Tom Triffitt

Personal information
- Full name: Thomas Ian Francis Triffitt
- Born: 13 November 1990 (age 35) Latrobe, Tasmania, Australia
- Height: 1.76 m (5 ft 9 in)
- Batting: Right-handed
- Role: Wicket-keeper

Domestic team information
- 2011–2012: Tasmania
- 2011–2012: Hobart Hurricanes
- 2012–2013: Western Australia
- 2012–2013: Perth Scorchers
- 2014–2016: Melbourne Stars
- 2020–: Orford Oysters

Career statistics
| Competition | FC | LA | T20 |
| Matches | 24 | 13 | 30 |
| Runs scored | 1036 | 154 | 202 |
| Batting average | 25.90 | 14.00 | 12.62 |
| 100s/50s | 0/8 | 0/1 | 0/0 |
| Top score | 85 | 72* | 25* |
| Catches/stumpings | 94/2 | 16/1 | 22/1 |
- Source: CricketArchive, 29 January 2019

= Tom Triffitt =

Australian cricketer (born 1990)

Thomas Ian Francis Triffitt (born 13 November 1990) is an Australian cricketer who has played for Tasmania, Western Australia, Hobart Hurricanes and the Perth Scorchers. Triffitt attended the Australian Cricket Academy, and went on to play for the Australian under-19 cricket team, serving as the team's wicket-keeper at the 2010 Under-19 World Cup. He made his debut at state level during the 2010–11 season, and played regularly over the following seasons as a replacement for Tim Paine.

==Domestic career==
Triffitt was born in Latrobe, Tasmania, and grew up in Irishtown, in the north-west of the state. During his high school years, he boarded at the Launceston Church Grammar School. He played underage cricket for Tasmania at both under-17 and under-19 level, beginning at under-17 level at the age of 15. He subsequently received a scholarship to attend the Australian Cricket Academy at the Australian Institute of Sport. In July 2009 Triffitt was selected to play for the Australian under-19 cricket team during a tour by the Indian under-19 team, playing two under-19 Test matches. Playing as a wicket-keeper, he progressed to Tasmania's under-23 side in the Futures League in December 2009 and soon established himself as the side's first-choice wicket-keeper.

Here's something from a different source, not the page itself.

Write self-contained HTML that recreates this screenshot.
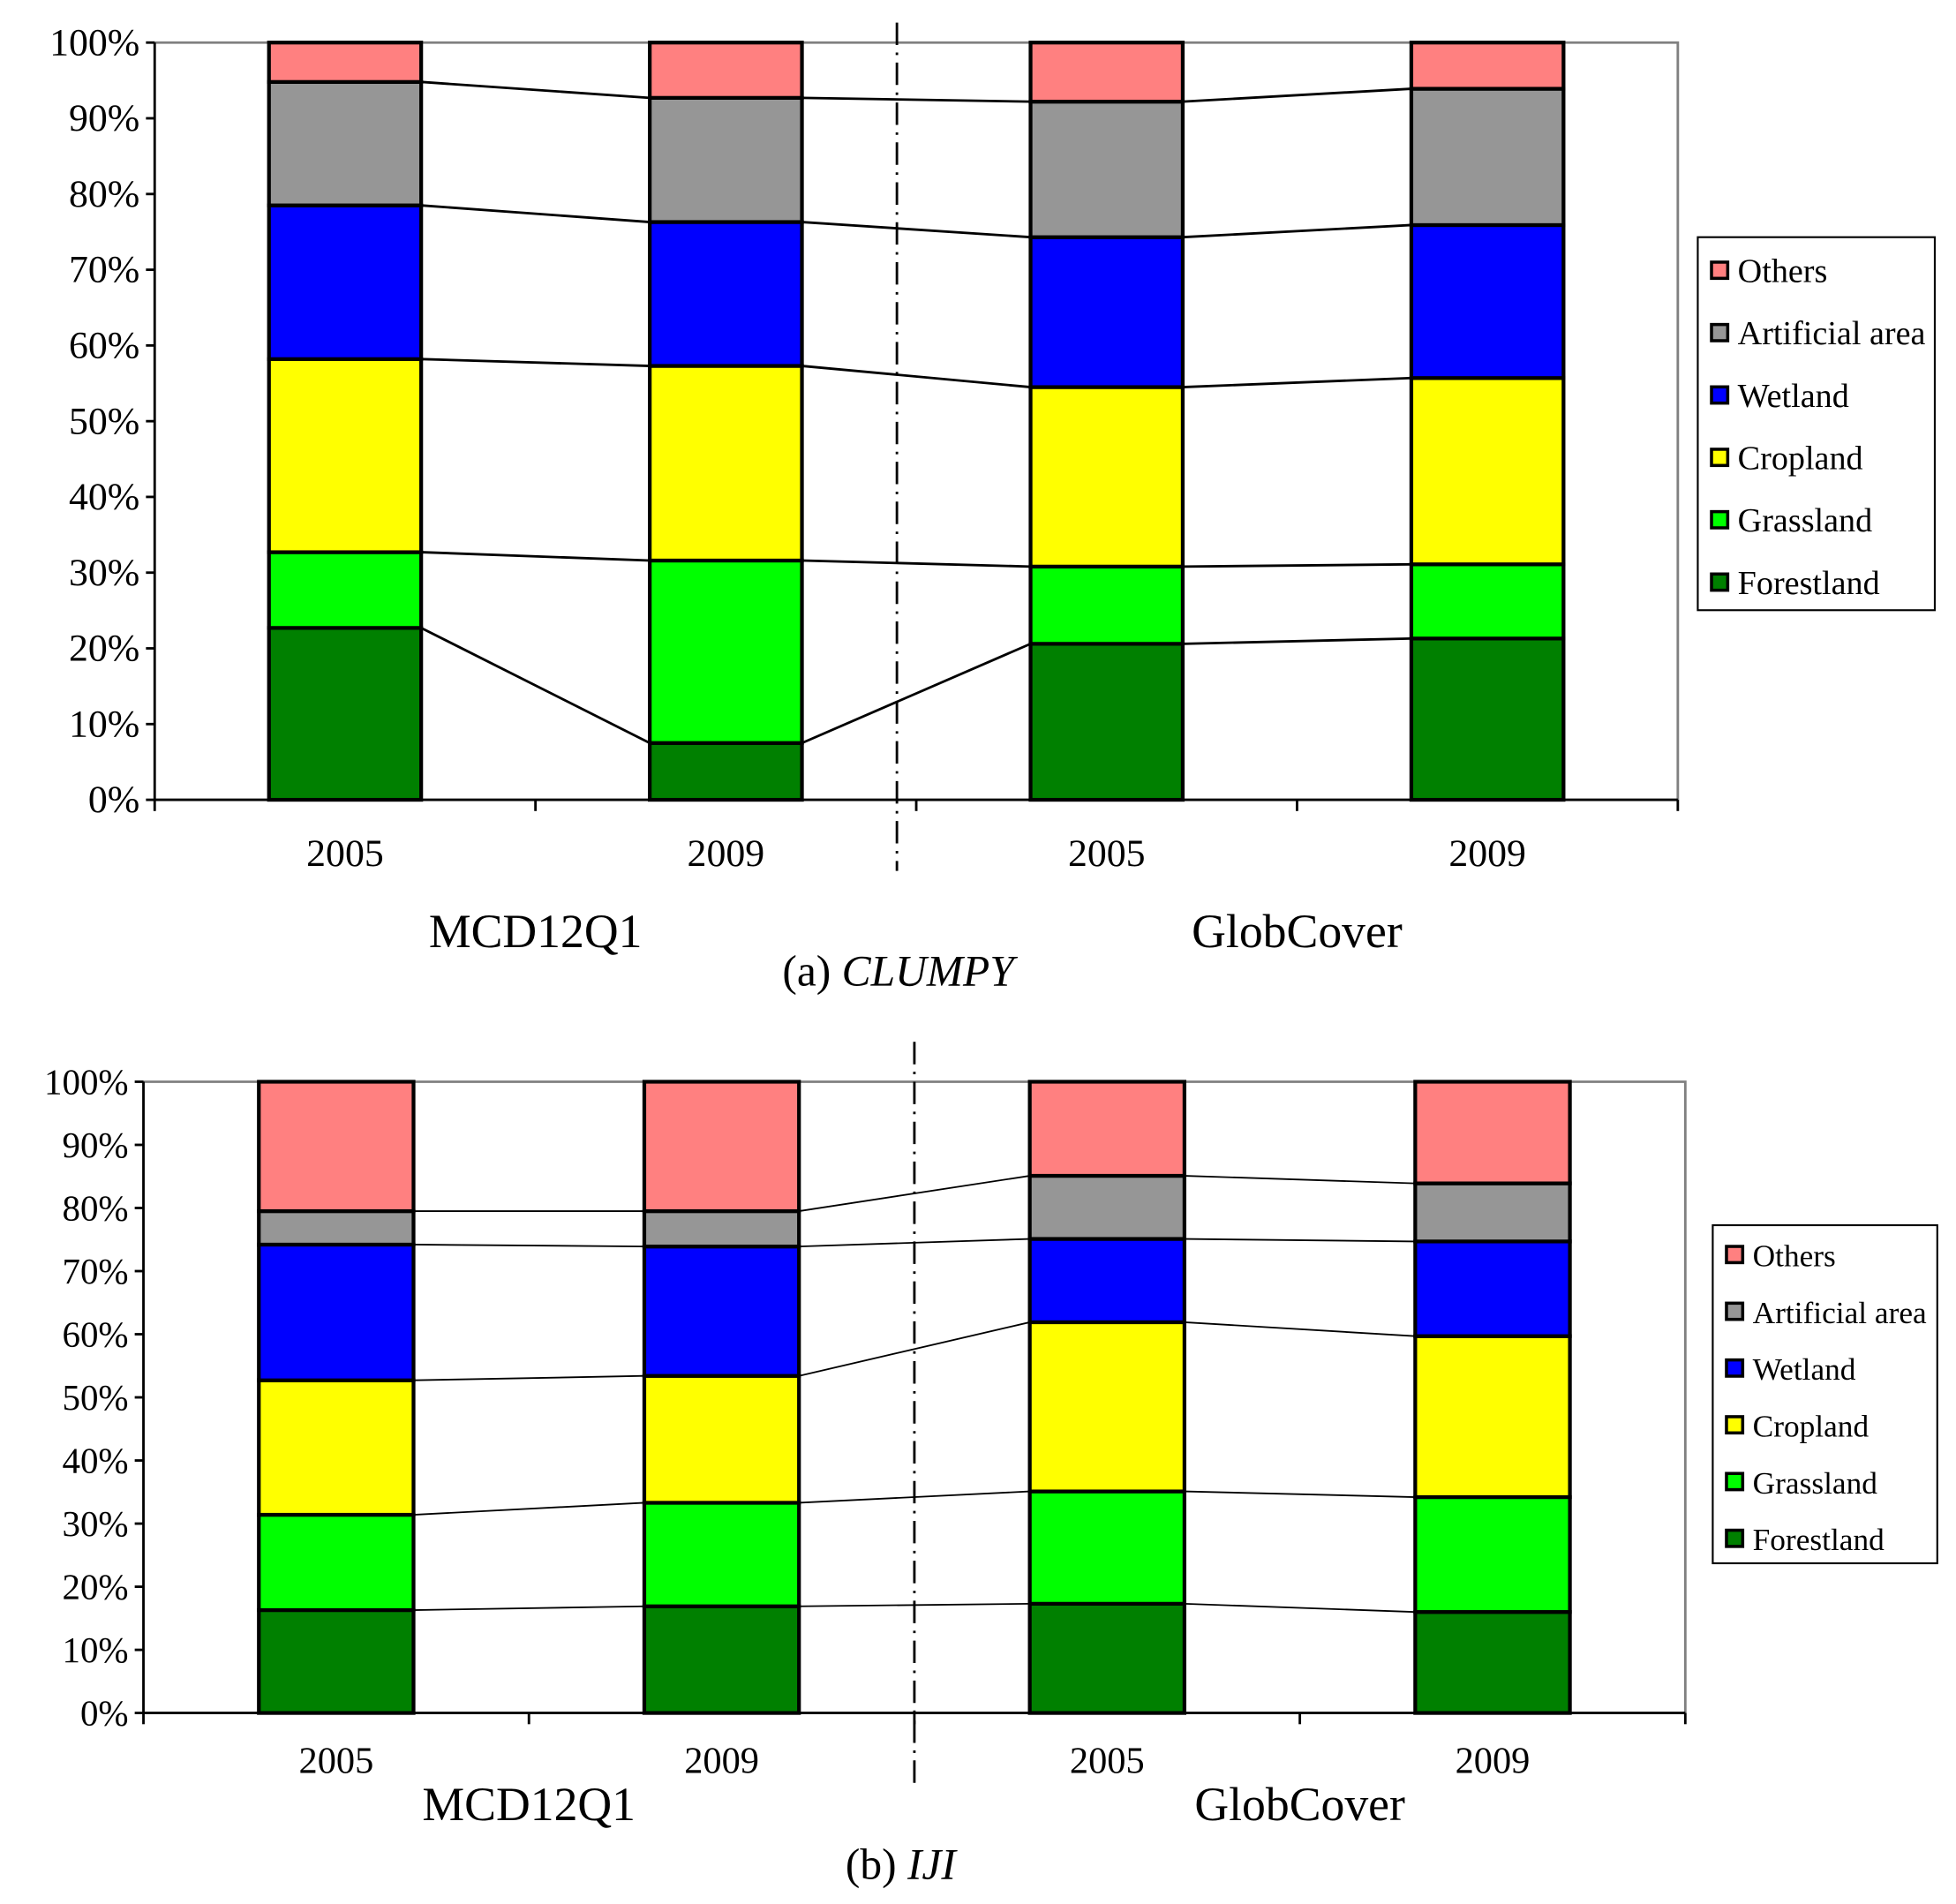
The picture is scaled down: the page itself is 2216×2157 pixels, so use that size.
<!DOCTYPE html>
<html><head><meta charset="utf-8"><style>
html,body{margin:0;padding:0;background:#fff}
svg{display:block}
svg text{font-family:"Liberation Serif","Times New Roman",serif !important;fill:#000}
</style></head><body>
<svg id="svg" width="2216" height="2157" viewBox="0 0 1568 1526" font-family="Liberation Serif, serif" xmlns="http://www.w3.org/2000/svg"></svg>
<script>
const categories = ["2005","2009","2005","2009"];
const seriesNames = ["Forestland","Grassland","Cropland","Wetland","Artificial area","Others"];
const colors = ["#008000","#00ff00","#ffff00","#0000ff","#969696","#ff8080"];
const yTicks = [0,10,20,30,40,50,60,70,80,90,100];
// Panel (a) CLUMPY
const aForest = [22.7,7.5,20.6,21.3];
const aGrass = [10.0,24.1,10.2,9.8];
const aCrop = [25.5,25.7,23.7,24.6];
const aWet = [20.3,19.0,19.8,20.2];
const aArt = [16.3,16.4,17.9,18.0];
const aOthers = [5.2,7.3,7.8,6.1];
// Panel (b) IJI
const bForest = [16.3,16.9,17.3,16.0];
const bGrass = [15.1,16.4,17.8,18.2];
const bCrop = [21.3,20.1,26.8,25.5];
const bWet = [21.5,20.5,13.2,15.0];
const bArt = [5.3,5.6,10.0,9.2];
const bOthers = [20.5,20.5,14.9,16.1];

const NS="http://www.w3.org/2000/svg";
const svg=document.getElementById('svg');
function el(tag,attrs,parent){const e=document.createElementNS(NS,tag);for(const k in attrs)e.setAttribute(k,attrs[k]);if(tag==='text')e.setAttribute('font-family','Liberation Serif, serif');(parent||svg).appendChild(e);return e;}

function panel(cfg,series){
  const g=el('g',{});
  
  
  const {x0,x1,yTop,yBot,barW}=cfg;
  const y=v=>yBot-(v/100)*(yBot-yTop);
  const slot=(x1-x0)/categories.length;
  const cx=i=>x0+slot*(i+0.5);
  const fr=el('path',{d:`M${x0},${yTop}H${x1}V${yBot}`,fill:'none',stroke:'#808080','stroke-width':2},g);
  
  
  const ya=el('line',{x1:x0,y1:yTop,x2:x0,y2:yBot,stroke:'#000','stroke-width':2},g);
  
  
  yTicks.forEach(t=>{
    el('line',{x1:x0-7,x2:x0,y1:y(t),y2:y(t),stroke:'#000','stroke-width':2},g);
    const tx=el('text',{x:x0-12,y:y(t)+10,'text-anchor':'end','font-size':cfg.tickFs},g);
    tx.textContent=t+'%';
    
    
  });
  const xa=el('line',{x1:x0,y1:yBot,x2:x1,y2:yBot,stroke:'#000','stroke-width':2},g);
  
  
  for(let i=0;i<=categories.length;i++){
    el('line',{x1:x0+slot*i,x2:x0+slot*i,y1:yBot,y2:yBot+9,stroke:'#000','stroke-width':2},g);
  }
  categories.forEach((c,i)=>{
    const tx=el('text',{x:cx(i),y:cfg.catY,'text-anchor':'middle','font-size':cfg.catFs},g);
    tx.textContent=c;
    
    
  });
  const cum=categories.map((_,i)=>{let s=0;return series.map(a=>{s+=a[i];return s;});});
  for(let i=0;i<categories.length-1;i++){
    for(let k=0;k<series.length-1;k++){
      const ln=el('line',{x1:cx(i)+barW/2,y1:y(cum[i][k]),x2:cx(i+1)-barW/2,y2:y(cum[i+1][k]),stroke:'#000','stroke-width':cfg.connW},g);
      
      
    }
  }
  categories.forEach((c,i)=>{
    let base=0;
    series.forEach((a,k)=>{
      const top=Math.min(100,base+a[i]);
      const r=el('rect',{x:cx(i)-barW/2,y:y(top),width:barW,height:y(base)-y(top),fill:colors[k],stroke:'#000','stroke-width':3},g);
      
      
      base=top;
    });
  });
  const dv=el('line',{x1:cfg.divX,x2:cfg.divX,y1:cfg.divY1,y2:cfg.divY2,stroke:'#000','stroke-width':2,'stroke-dasharray':'18,6,2,6'},g);
  
  
  const gl1=el('text',{x:x0+slot,y:cfg.grpY,'text-anchor':'middle','font-size':cfg.grpFs},g);
  gl1.textContent='MCD12Q1';
  
  
  const gl2=el('text',{x:x0+slot*3,y:cfg.grpY,'text-anchor':'middle','font-size':cfg.grpFs},g);
  gl2.textContent='GlobCover';
  
  
  const cap=el('text',{x:cfg.capX,y:cfg.capY,'text-anchor':'middle','font-size':35},g);
  cap.innerHTML=cfg.capA+' <tspan font-style="italic">'+cfg.capB+'</tspan>';
  
  
  const L=cfg.leg;
  const lb=el('rect',{x:L.x,y:L.y,width:L.w,height:L.h,fill:'#fff',stroke:'#000','stroke-width':1.5},g);
  
  
  for(let j=0;j<6;j++){
    const k=5-j;
    const yy=L.y+L.first+j*L.step;
    const sw=el('rect',{x:L.x+11,y:yy-7,width:13,height:13,fill:colors[k],stroke:'#000','stroke-width':2.5},g);
    
    
    const t=el('text',{x:L.x+32,y:yy+9,'font-size':L.fs},g);
    t.textContent=seriesNames[k];
    
    
  }
}

panel({name:'panel-a-clumpy',x0:124,x1:1345,yTop:34,yBot:641,barW:122,tickFs:31,catY:694,catFs:31,grpY:759,grpFs:38,
  divX:719,divY1:18,divY2:698,capX:720,capY:790,capA:'(a)',capB:'CLUMPY',connW:2,
  leg:{x:1361,y:190,w:190,h:299,first:27,step:50,fs:27}},
  [aForest,aGrass,aCrop,aWet,aArt,aOthers]);
panel({name:'panel-b-iji',x0:115,x1:1351,yTop:867,yBot:1373,barW:124,tickFs:29,catY:1421,catFs:30,grpY:1459,grpFs:38,
  divX:733,divY1:835,divY2:1432,capX:722,capY:1506,capA:'(b)',capB:'IJI',connW:1.3,
  leg:{x:1373,y:982,w:180,h:271,first:24,step:45.5,fs:25}},
  [bForest,bGrass,bCrop,bWet,bArt,bOthers]);
</script>
</body></html>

Considered one of the top junior wicket-keepers in the country, Triffitt was selected in Australia's squad for the 2010 ICC Under-19 Cricket World Cup, as the only Tasmanian member. He played every match in the tournament, and took 17 dismissals, the most of any player. He also scored 117 runs during the tournament, at an average of 29.25. Having originally been granted a rookie contract for the 2009–10 season by the Tasmanian Cricket Association, Triffitt was upgraded to a senior contract for the 2010–11 season, and made his debut for the state in the 2010–11 Ryobi One-Day Cup, against Victoria at Bellerive Oval in February 2011. Over the following two seasons, he was generally Tasmania's first-choice wicket-keeper, replacing Tim Paine who was either playing for Australia or injured. Triffitt was also named in the Hobart Hurricanes' squad for the inaugural season of the Big Bash League, replacing the injured Evan Gulbis in the squad, and filling the role of the injured Paine. He played every match in the tournament for Hobart, scoring 76 runs at an average of 15.20, and taking five catches.

In July 2012 Triffitt was signed to a two-year contract by the Western Australian Cricket Association (WACA), following the departure of Western Australia's first-choice wicket-keeper, Luke Ronchi, to New Zealand. He was also signed to the Perth Scorchers the same month. Triffitt debuted for Western Australia in the 2012–13 Ryobi One-Day Cup match against New South Wales, and registered a half century on his Sheffield Shield debut for Western Australia that month against the same opposition at the WACA. He played every match for the state in the 2012–13 season, in both the first-class and limited-overs competitions. In November 2012, he scored 85 runs against South Australia, his highest first-class score. He had also taken five catches in the game's first innings. At WACA grade cricket level, Triffitt plays for the Fremantle District Cricket Club. In Tasmania, he had played NTCA grade cricket for the Launceston Cricket Club.

In January 2014 Triffitt and teammate Tim Armstrong were involved in an incident whilst in Queensland with the Western Australian Futures League cricket team. Triffitt was arrested and charged with two counts of stealing and one count of wilful damage. Triffitt had his contract terminated and was suspended from selection to any WA representative team for the remainder of the season. The charges were later dropped and Triffitt admitted that he had a problem with alcohol, and had approached former footballer Heath Black to overcome the issue.

In January 2018 Triffitt was working in real estate in Hobart and had officially retired from professional cricket aged 27.